On Mon, Jul 7, 2014 at 4:22 AM, Elias Persson <delreich@takeit.se> wrote:
A signed tag from CentOS would say "this is the content from
which we built our SRPM". It wouldn't be "signing the sources"
any more than the signing of SRPMs would be. Why would that be
bad?

It's not bad as such, just useless.  If I, the end user, am concerned about the sources having been illicitly tampered with, all this tells me is that I've got the same (untrusted, possibly trojaned) sources as CentOS.  Big whoop.  If upstream signed the content they push, though, then I'd be able to put my trust in upstream -- i.e., in the people who are actually curating and creating the vast majority of the content.

Until that happens, the tiny bit of value that might be derived from having a cryptographically secure means of knowing that I've been pwned in exactly the same was as CentOS is just not worth the work that would go into it.  It might even be a little misleading, since there would be an appearance of trust and security where none actually existed.  This really seriously needs to start with upstream, or it's all for naught.
 
> [...]  Until then, a signed tag from CentOS just tells
> us that someone trusted made a change to something untrusted, and the
> net result is still untrusted because -- say it with me this time -- the
> chain of trust was broken by *upstream*.

And this would be different for signed (S)RPMs how, exactly?

It's not much different, really.  A signed RPM tells me that CentOS did, in fact, build that RPM.  It eliminates one possible point of contamination, but it does not ensure an unbroken chain of trust.  Back in the olden days, it would have told me that CentOS built it using opaque processes from a signed upstream source -- the SRPMs at ftp.redhat.com -- so there was still a break in the chain of trust, since CentOS's processes were insufficiently public.  They're now increasingly public, so a signed RPM tells me that CentOS built the RPM, using well-known processes, from which point I could follow back the build logs and discover the unsigned, untrusted sources it was built from.  Whereupon the chain of trust again disappears.
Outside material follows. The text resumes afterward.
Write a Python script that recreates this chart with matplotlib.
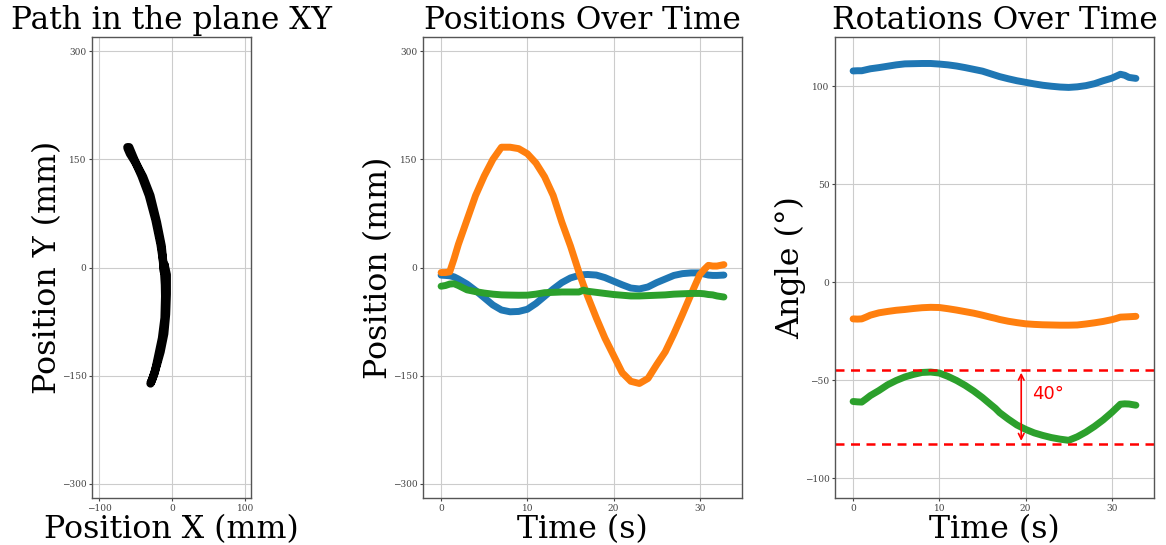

Do you trust CentOS to properly vet all of the sources they pull from git.centos.org?  I don't.  You saw how quickly they moved from RHEL 7.0 GA to CentOS 7.0 RC -- they weren't doing code audits.  Upstream's security and audit processes are completely opaque, but I at least have some confidence that they exist.  Without them signing the sources, though, all of the cryptographic assurance people have been talking about in this thread disappears completely.